In February, the stock market demonstrated remarkable resilience. Domestic equity benchmarks closed the month on a strong note, with both the Nasdaq and S&P 500 achieving all-time highs. Notably, inflation data aligned with expectations, providing further support for stock prices.

February’s gains extended a positive trend, marking the fourth consecutive month of advances for the S&P 500, the Dow, and the Nasdaq. Year- to-date, the Nasdaq and S&P 500 have surged approximately 7.0%, while small-cap stocks represented by the Russell 2000 have successfully recovered from their losses in January.

I came across the following metaphor and I thought it worth sharing. In the vast expanse of financial markets, where algorithms churn data and traders race against time, perhaps we can find wisdom in the humblest of places – a sun-kissed field, a seasoned farmer, and the rhythmic cycle of planting and harvest.

Think like a farmer

  • Don’t shout at the crops
  • Don’t blame the crop for not growing fast enough
  • Don’t uproot crops before they’ve had a chance to grow Choose the best plants for the soil
  • Irrigate and fertilize Remove weeds
  • Remember you will have good seasons and bad seasons – you can’t control the weather only be prepared for it

The farmer’s wisdom offers valuable lessons for both life and investing. Patience, responsibility, and stability – these are the farmer’s virtues. Just as crops need time to yield, portfolios require nurturing. Adaptation, resilience, and thoughtful care lead to fruitful investment growth. So, let’s tend our financial fields with diligence, knowing that, like a well-tended harvest, our efforts will bear fruit over time.

Please reach out with questions.
-Paul

Noteworthy links:


Chart of the Month

Expectations of a Fed cut have fallen


Article of the Month

Uncertainty Is Underrated

By David Booth, Founder and Chairman of DFA, published January 31st, 2024.

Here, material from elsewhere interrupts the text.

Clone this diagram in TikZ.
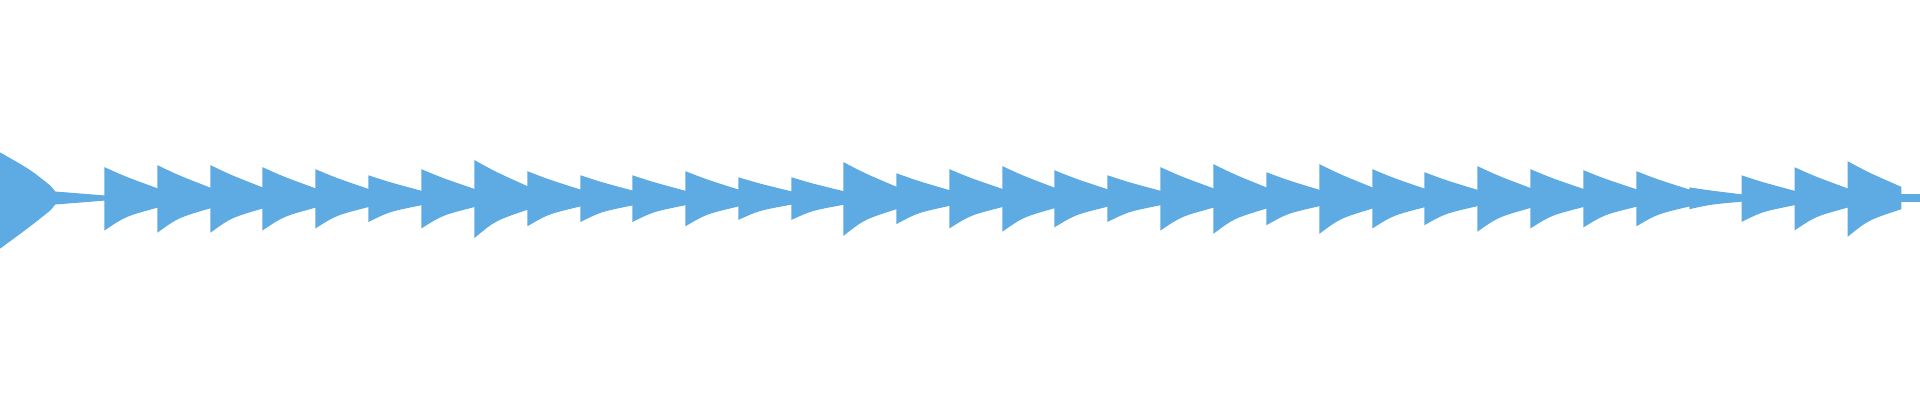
\documentclass[tikz,border=0pt]{standalone}
\usepackage{tikz}
\definecolor{wave}{RGB}{93,171,226}
\tikzset{note/.style={fill=wave, draw=wave, line width=0.3pt}}
\begin{document}
\begin{tikzpicture}
    \useasboundingbox (0,0) rectangle (19.2,4);
    % first (long) note
    \fill[note] (0,2.02+0.45) .. controls (0.3,2.3) .. (0.5,2.14) -- (0.55,2.08) -- (1.05,2.04) -- (1.05,2.0)
        -- (0.55,1.96) -- (0.5,1.9) .. controls (0.3,1.74) .. (0,2.02-0.5) -- cycle;
    % remaining notes
    \foreach \x/\a in {1.05/0.30, 1.58/0.32, 2.11/0.32, 2.63/0.30, 3.16/0.28, 3.69/0.22, 4.22/0.28, 4.75/0.37,
        5.28/0.26, 5.81/0.22, 6.33/0.22, 6.86/0.26, 7.39/0.20, 7.92/0.20, 8.44/0.35, 8.97/0.24,
        9.50/0.28, 10.03/0.31, 10.55/0.27, 11.08/0.22, 11.61/0.30, 12.14/0.33, 12.67/0.25, 13.20/0.33,
        13.73/0.28, 14.25/0.25, 14.78/0.31, 15.31/0.28, 15.84/0.27, 16.37/0.26, 16.90/0.10, 17.42/0.22,
        17.95/0.30, 18.48/0.36}
    {
        \fill[note] (\x,2.02+\a) .. controls (\x+0.2,2.02+0.7*\a) .. (\x+0.528,2.02+0.3*\a)
            -- (\x+0.528,2.02-0.3*\a) .. controls (\x+0.2,2.02-0.6*\a) .. (\x,2.02-1.05*\a) -- cycle;
    }
    % tail
    \fill[note] (19.008,2.05) -- (19.2,2.05) -- (19.2,1.99) -- (19.008,1.99) -- cycle;
\end{tikzpicture}
\end{document}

“A wave of new scientific discoveries reveals that learning to lean into uncertainty in times of rapid change is a promising antidote to mental distress.” –Maggie Jackson, New York Times

For many people, uncertainty is something to avoid or at least mitigate. But what about the positive things that uncertainty can bring? Without it, there would be no surprises, no joy in watching sports, and no 10% average annualized return on the stock market over the past century.

Let me explain that last one: If there was no uncertainty, returns would be predictable and there would be no difference between putting your money in a savings account or investing it in the stock market. We’ve all lived through years like 2022 when the market went down a lot and years like 2023 when it went up a lot. The potential risk makes possible the potential reward. So thank goodness for uncertainty.

People often talk more about the downside to uncertainty than its upside. There’s even a term—loss aversion—that reflects how a loss can feel more painful than a gain of an equal amount. Maybe that’s why uncertainty is underrated.

Because of uncertainty, life is one cost-benefit analysis after another, and we have no choice but to manage risk. At the extremes, some people may try to completely ignore risk, while others might try to eliminate it. Then there’s everyone else. We can’t control the weather, but we can take an umbrella if it looks like it might rain. We weigh the cost of carrying around an umbrella against the benefit of staying dry if it rains. We manage risk with our health, work, family, and just about every other part of our life—including investing—because, while few things are certain, we still have to make decisions big and small.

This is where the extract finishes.